Will you write out the data exactly, excluding every picture?
***** DATASET EXCERPT
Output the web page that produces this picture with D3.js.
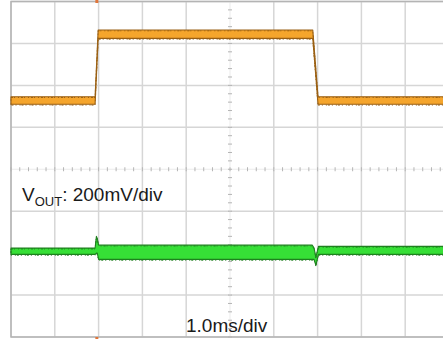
<!DOCTYPE html>
<html>
<head>
<meta charset="utf-8">
<script src="https://d3js.org/d3.v7.min.js"></script>
<style>
    body { margin: 0; background: #fff; }
    svg { display: block; }
    text { font-family: "Liberation Sans", Arial, sans-serif; fill: #1a1a1a; }
</style>
</head>
<body>
<div class="scope"></div>
<script>

// Time (ms) and vertical (divisions from centre) grid ticks
var timeTicks = [0, 1, 2, 3, 4, 5, 6, 7, 8, 9, 10];
var divTicks = [-4, -3, -2, -1, 0, 1, 2, 3, 4];
var triggerTime = 1.96;

// Upper trace (orange): envelope of the noisy band, in divisions
var orangeT  = [0, 1.92, 1.99, 6.89, 7.01, 10];
var orangeHi = [1.73, 1.73, 3.32, 3.32, 1.73, 1.73];
var orangeLo = [1.55, 1.55, 3.12, 3.12, 1.55, 1.55];

// Output voltage trace (green): envelope with the two small transients
var greenT  = [0, 1.92, 1.95, 1.97, 2.0, 6.88, 6.92, 6.96, 7.02, 10];
var greenHi = [-1.88, -1.88, -1.60, -1.65, -1.81, -1.81, -1.88, -2.10, -1.84, -1.84];
var greenLo = [-2.03, -2.03, -2.0, -2.0, -2.15, -2.15, -2.15, -2.29, -2.03, -2.03];

var width = 443, height = 339;
var plot = { left: 11, right: 449, top: 1.5, bottom: 337 };

var x = d3.scaleLinear().domain([0, 10]).range([plot.left, plot.right]);
var y = d3.scaleLinear().domain([-4, 4]).range([plot.bottom, plot.top]);

var svg = d3.select(".scope")
    .append("svg")
        .attr("width", width)
        .attr("height", height);

// Grid lines
svg.append("g")
    .selectAll("line")
    .data(timeTicks.filter(function(t) { return t != 5; }))
    .enter()
    .append("line")
    .attr("x1", function(t) { return x(t); })
    .attr("x2", function(t) { return x(t); })
    .attr("y1", plot.top)
    .attr("y2", plot.bottom)
    .style("stroke", "#d6d6d6")
    .style("stroke-width", 1.5);

svg.append("g")
    .selectAll("line")
    .data(divTicks.filter(function(v) { return v != 0; }))
    .enter()
    .append("line")
    .attr("x1", plot.left)
    .attr("x2", plot.right)
    .attr("y1", function(v) { return y(v); })
    .attr("y2", function(v) { return y(v); })
    .style("stroke", "#d6d6d6")
    .style("stroke-width", 1.5);

// Centre cross with minor ticks
svg.append("line")
    .attr("x1", x(5)).attr("x2", x(5))
    .attr("y1", plot.top).attr("y2", plot.bottom)
    .style("stroke", "#ebebeb")
    .style("stroke-width", 1);

svg.append("line")
    .attr("x1", plot.left).attr("x2", plot.right)
    .attr("y1", y(0)).attr("y2", y(0))
    .style("stroke", "#ebebeb")
    .style("stroke-width", 1);

var minorX = d3.range(0, 10.01, 0.2);
var minorY = d3.range(-4, 4.01, 0.2);

svg.append("g")
    .selectAll("line")
    .data(minorX)
    .enter()
    .append("line")
    .attr("x1", function(t) { return x(t); })
    .attr("x2", function(t) { return x(t); })
    .attr("y1", y(0) - 2)
    .attr("y2", y(0) + 2)
    .style("stroke", "#b4b4b4")
    .style("stroke-width", 1);

svg.append("g")
    .selectAll("line")
    .data(minorY)
    .enter()
    .append("line")
    .attr("x1", x(5) - 2)
    .attr("x2", x(5) + 2)
    .attr("y1", function(v) { return y(v); })
    .attr("y2", function(v) { return y(v); })
    .style("stroke", "#b4b4b4")
    .style("stroke-width", 1);

// Frame (left, top, bottom)
svg.append("path")
    .attr("d", "M" + plot.right + "," + plot.top + "H" + plot.left + "V" + plot.bottom + "H" + plot.right)
    .style("fill", "none")
    .style("stroke", "#b4b4b4")
    .style("stroke-width", 1.5);

// Traces drawn as envelope areas
var band = d3.area()
    .x(function(d) { return x(d.t); })
    .y0(function(d) { return y(d.lo); })
    .y1(function(d) { return y(d.hi); });

function rows(ts, hi, lo) {
    return ts.map(function(t, i) { return { t: t, hi: hi[i], lo: lo[i] }; });
}

function drawTrace(data, fill, edge) {
    svg.append("path")
        .datum(data)
        .attr("d", band)
        .style("fill", fill)
        .style("stroke", edge)
        .style("stroke-width", 1.1)
        .style("stroke-linejoin", "round");

    // speckled noise along the band edges
    svg.append("path")
        .datum(data)
        .attr("d", band)
        .style("fill", "none")
        .style("stroke", edge)
        .style("stroke-width", 1)
        .style("stroke-dasharray", "2,1,1,3,1,2")
        .attr("transform", "translate(0,0.8)");
}

drawTrace(rows(orangeT, orangeHi, orangeLo), "#f5a52c", "#9a6014");
drawTrace(rows(greenT, greenHi, greenLo), "#36df36", "#1f801f");

// Trigger markers
svg.selectAll(".marker")
    .data([plot.top - 1.5, plot.bottom])
    .enter()
    .append("rect")
    .attr("class", "marker")
    .attr("x", x(triggerTime) - 1.5)
    .attr("y", function(d) { return d; })
    .attr("width", 3)
    .attr("height", 3)
    .style("fill", "#e0763a");

// Labels
var vLabel = svg.append("text")
    .attr("x", 22)
    .attr("y", 201)
    .style("font-size", "19px");

vLabel.append("tspan").text("V");
vLabel.append("tspan")
    .attr("dy", 5)
    .style("font-size", "13px")
    .text("OUT");
vLabel.append("tspan")
    .attr("dy", -5)
    .text(": 200mV/div");

svg.append("text")
    .attr("x", 186)
    .attr("y", 332)
    .style("font-size", "19px")
    .text("1.0ms/div");

</script>
</body>
</html>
**********
EXERCISE SOLUTION:
Output the web page that produces this picture with D3.js.
<!DOCTYPE html>
<html>
<head>
<meta charset="utf-8">
<script src="https://d3js.org/d3.v7.min.js"></script>
<style>
    body { margin: 0; background: #fff; }
    svg { display: block; }
    text { font-family: "Liberation Sans", Arial, sans-serif; fill: #1a1a1a; }
</style>
</head>
<body>
<div class="scope"></div>
<script>

// Time (ms) and vertical (divisions from centre) grid ticks
var timeTicks = [0, 1, 2, 3, 4, 5, 6, 7, 8, 9, 10];
var divTicks = [-4, -3, -2, -1, 0, 1, 2, 3, 4];
var triggerTime = 1.96;

// Upper trace (orange): envelope of the noisy band, in divisions
var orangeT  = [0, 1.92, 1.99, 6.89, 7.01, 10];
var orangeHi = [1.73, 1.73, 3.32, 3.32, 1.73, 1.73];
var orangeLo = [1.55, 1.55, 3.12, 3.12, 1.55, 1.55];

// Output voltage trace (green): envelope with the two small transients
var greenT  = [0, 1.92, 1.95, 1.97, 2.0, 6.88, 6.92, 6.96, 7.02, 10];
var greenHi = [-1.88, -1.88, -1.60, -1.65, -1.81, -1.81, -1.88, -2.10, -1.84, -1.84];
var greenLo = [-2.03, -2.03, -2.0, -2.0, -2.15, -2.15, -2.15, -2.29, -2.03, -2.03];

var width = 443, height = 339;
var plot = { left: 11, right: 449, top: 1.5, bottom: 337 };

var x = d3.scaleLinear().domain([0, 10]).range([plot.left, plot.right]);
var y = d3.scaleLinear().domain([-4, 4]).range([plot.bottom, plot.top]);

var svg = d3.select(".scope")
    .append("svg")
        .attr("width", width)
        .attr("height", height);

// Grid lines
svg.append("g")
    .selectAll("line")
    .data(timeTicks.filter(function(t) { return t != 5; }))
    .enter()
    .append("line")
    .attr("x1", function(t) { return x(t); })
    .attr("x2", function(t) { return x(t); })
    .attr("y1", plot.top)
    .attr("y2", plot.bottom)
    .style("stroke", "#d6d6d6")
    .style("stroke-width", 1.5);

svg.append("g")
    .selectAll("line")
    .data(divTicks.filter(function(v) { return v != 0; }))
    .enter()
    .append("line")
    .attr("x1", plot.left)
    .attr("x2", plot.right)
    .attr("y1", function(v) { return y(v); })
    .attr("y2", function(v) { return y(v); })
    .style("stroke", "#d6d6d6")
    .style("stroke-width", 1.5);

// Centre cross with minor ticks
svg.append("line")
    .attr("x1", x(5)).attr("x2", x(5))
    .attr("y1", plot.top).attr("y2", plot.bottom)
    .style("stroke", "#ebebeb")
    .style("stroke-width", 1);

svg.append("line")
    .attr("x1", plot.left).attr("x2", plot.right)
    .attr("y1", y(0)).attr("y2", y(0))
    .style("stroke", "#ebebeb")
    .style("stroke-width", 1);

var minorX = d3.range(0, 10.01, 0.2);
var minorY = d3.range(-4, 4.01, 0.2);

svg.append("g")
    .selectAll("line")
    .data(minorX)
    .enter()
    .append("line")
    .attr("x1", function(t) { return x(t); })
    .attr("x2", function(t) { return x(t); })
    .attr("y1", y(0) - 2)
    .attr("y2", y(0) + 2)
    .style("stroke", "#b4b4b4")
    .style("stroke-width", 1);

svg.append("g")
    .selectAll("line")
    .data(minorY)
    .enter()
    .append("line")
    .attr("x1", x(5) - 2)
    .attr("x2", x(5) + 2)
    .attr("y1", function(v) { return y(v); })
    .attr("y2", function(v) { return y(v); })
    .style("stroke", "#b4b4b4")
    .style("stroke-width", 1);

// Frame (left, top, bottom)
svg.append("path")
    .attr("d", "M" + plot.right + "," + plot.top + "H" + plot.left + "V" + plot.bottom + "H" + plot.right)
    .style("fill", "none")
    .style("stroke", "#b4b4b4")
    .style("stroke-width", 1.5);

// Traces drawn as envelope areas
var band = d3.area()
    .x(function(d) { return x(d.t); })
    .y0(function(d) { return y(d.lo); })
    .y1(function(d) { return y(d.hi); });

function rows(ts, hi, lo) {
    return ts.map(function(t, i) { return { t: t, hi: hi[i], lo: lo[i] }; });
}

function drawTrace(data, fill, edge) {
    svg.append("path")
        .datum(data)
        .attr("d", band)
        .style("fill", fill)
        .style("stroke", edge)
        .style("stroke-width", 1.1)
        .style("stroke-linejoin", "round");

    // speckled noise along the band edges
    svg.append("path")
        .datum(data)
        .attr("d", band)
        .style("fill", "none")
        .style("stroke", edge)
        .style("stroke-width", 1)
        .style("stroke-dasharray", "2,1,1,3,1,2")
        .attr("transform", "translate(0,0.8)");
}

drawTrace(rows(orangeT, orangeHi, orangeLo), "#f5a52c", "#9a6014");
drawTrace(rows(greenT, greenHi, greenLo), "#36df36", "#1f801f");

// Trigger markers
svg.selectAll(".marker")
    .data([plot.top - 1.5, plot.bottom])
    .enter()
    .append("rect")
    .attr("class", "marker")
    .attr("x", x(triggerTime) - 1.5)
    .attr("y", function(d) { return d; })
    .attr("width", 3)
    .attr("height", 3)
    .style("fill", "#e0763a");

// Labels
var vLabel = svg.append("text")
    .attr("x", 22)
    .attr("y", 201)
    .style("font-size", "19px");

vLabel.append("tspan").text("V");
vLabel.append("tspan")
    .attr("dy", 5)
    .style("font-size", "13px")
    .text("OUT");
vLabel.append("tspan")
    .attr("dy", -5)
    .text(": 200mV/div");

svg.append("text")
    .attr("x", 186)
    .attr("y", 332)
    .style("font-size", "19px")
    .text("1.0ms/div");

</script>
</body>
</html>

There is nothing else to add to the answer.